The nature versus nurture debate asks how much of who we are, our intelligence, personality, talents, and behavior, comes from our genes, and how much from our environment and experiences. It is one of the longest running questions in psychology, and despite a century of research it is far from fully settled.
Decades of careful research leave no doubt that both genes and environment shape us profoundly. Many traits, from height to measurable aspects of personality and intelligence, show a substantial genetic component. At the same time, upbringing, nutrition, culture, education, language, and individual experience plainly leave deep and lasting marks.

Some of the most powerful evidence comes from natural experiments. Identical twins separated at birth and raised in different homes often turn out strikingly similar, pointing to the influence of genes, while adopted children frequently come to resemble their adoptive families in habits and values, pointing to the influence of environment.

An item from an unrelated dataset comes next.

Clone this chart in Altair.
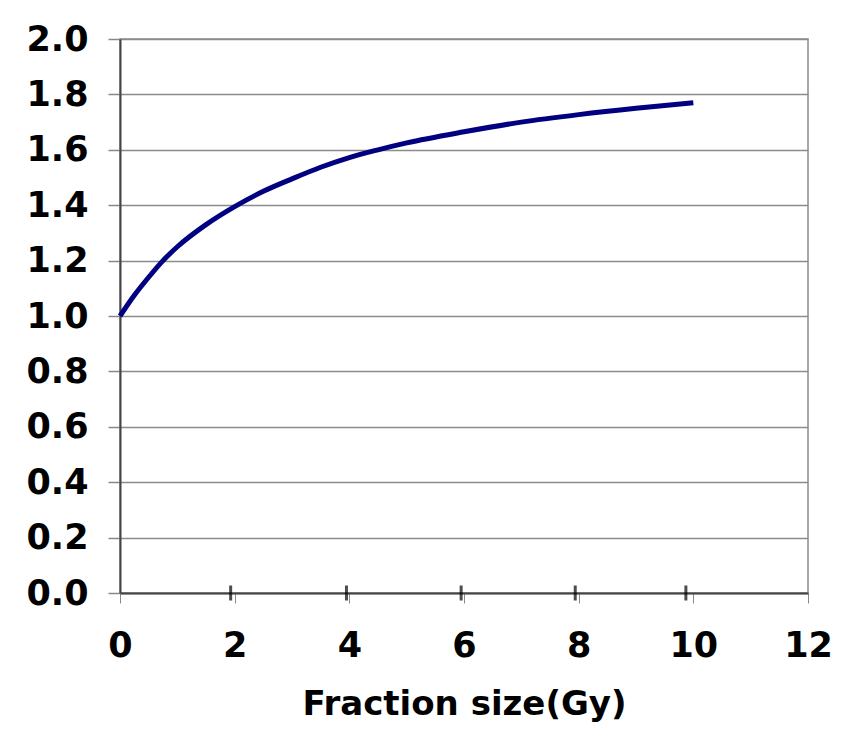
import altair as alt
import pandas as pd

# Curve values
fraction_size = [0, 0.25, 0.5, 0.75, 1.0, 1.5, 2.0, 2.5, 3.0, 3.5, 4.0, 4.5, 5.0, 6.0, 7.0, 8.0, 9.0, 10.0]
ratio = [1.0, 1.075, 1.14, 1.20, 1.25, 1.33, 1.395, 1.45, 1.495, 1.537, 1.572, 1.60, 1.625, 1.665, 1.70, 1.727, 1.75, 1.77]

# Short black marks sitting on the x axis in the reference
marker_x = [1.93, 3.95, 5.95, 7.94, 9.87]

x_ticks = [0, 2, 4, 6, 8, 10, 12]
y_ticks = [0.0, 0.2, 0.4, 0.6, 0.8, 1.0, 1.2, 1.4, 1.6, 1.8, 2.0]

df = pd.DataFrame({"x": fraction_size, "y": ratio})
dm = pd.DataFrame({"x": marker_x, "y": [0.0] * len(marker_x)})

FONT = "DejaVu Sans"

xscale = alt.Scale(domain=[0, 12], nice=False, zero=True)
yscale = alt.Scale(domain=[0, 2], nice=False)

line = alt.Chart(df).mark_line(color="#000080", strokeWidth=5, interpolate="monotone").encode(
    x=alt.X("x:Q", scale=xscale,
            axis=alt.Axis(values=x_ticks, title="Fraction size(Gy)", format="d",
                          grid=False, tickSize=10, tickColor="#888888", tickWidth=1,
                          labelPadding=25, titlePadding=24, labelFlush=False,
                          labelFont=FONT, labelFontSize=35, labelFontWeight="bold", labelColor="black",
                          titleFont=FONT, titleFontSize=34, titleFontWeight="bold", titleColor="black",
                          domainColor="#444444", domainWidth=2)),
    y=alt.Y("y:Q", scale=yscale,
            axis=alt.Axis(values=y_ticks, title=None, format=".1f",
                          grid=True, gridColor="#8c8c8c", gridWidth=1.5,
                          tickSize=12, tickColor="#888888", tickWidth=1.5,
                          labelPadding=20, labelFlush=False,
                          labelFont=FONT, labelFontSize=35, labelFontWeight="bold", labelColor="black",
                          domainColor="#444444", domainWidth=2)),
)

marks = alt.Chart(dm).mark_tick(color="black", thickness=3, size=15, orient="vertical").encode(
    x=alt.X("x:Q", scale=xscale),
    y=alt.Y("y:Q", scale=yscale),
)

chart = alt.layer(line, marks).properties(
    width=688, height=554,
    background="white",
    autosize=alt.AutoSizeParams(type="none"),
    padding={"left": 112, "top": 31, "right": 24, "bottom": 136},
).configure_view(
    stroke="#8c8c8c", strokeWidth=1.5
)

chart.save("out.html", embed_options={"renderer": "svg", "actions": False})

Both effects are real and large.
The disagreement is about the balance, and about how the two sides interact. For any given trait, how much of the variation between people is due to differences in their genes, and how much to differences in their environments? The answers are genuinely hard to measure, vary from trait to trait, and depend on the population studied.
The statistical methods used to estimate the split are themselves the subject of ongoing technical and ethical debate. Because the question touches sensitive issues, including the roots of intelligence and differences between groups, it has often spilled beyond science into politics, which raises both the stakes and the heat of the argument.
Modern science increasingly regards the old "versus" framing as too simple to capture what really happens. Genes and environment are deeply intertwined. Experiences can switch genes on and off, genetic tendencies can lead people to seek out particular environments, and the same gene can have different effects in different settings.
Exactly how this interplay works, and how much weight to give each influence for any given trait, remains genuinely and actively contested. The growing view is not that one side simply wins, but that nature and nurture are so woven together that pulling them fully apart may not even be the right goal.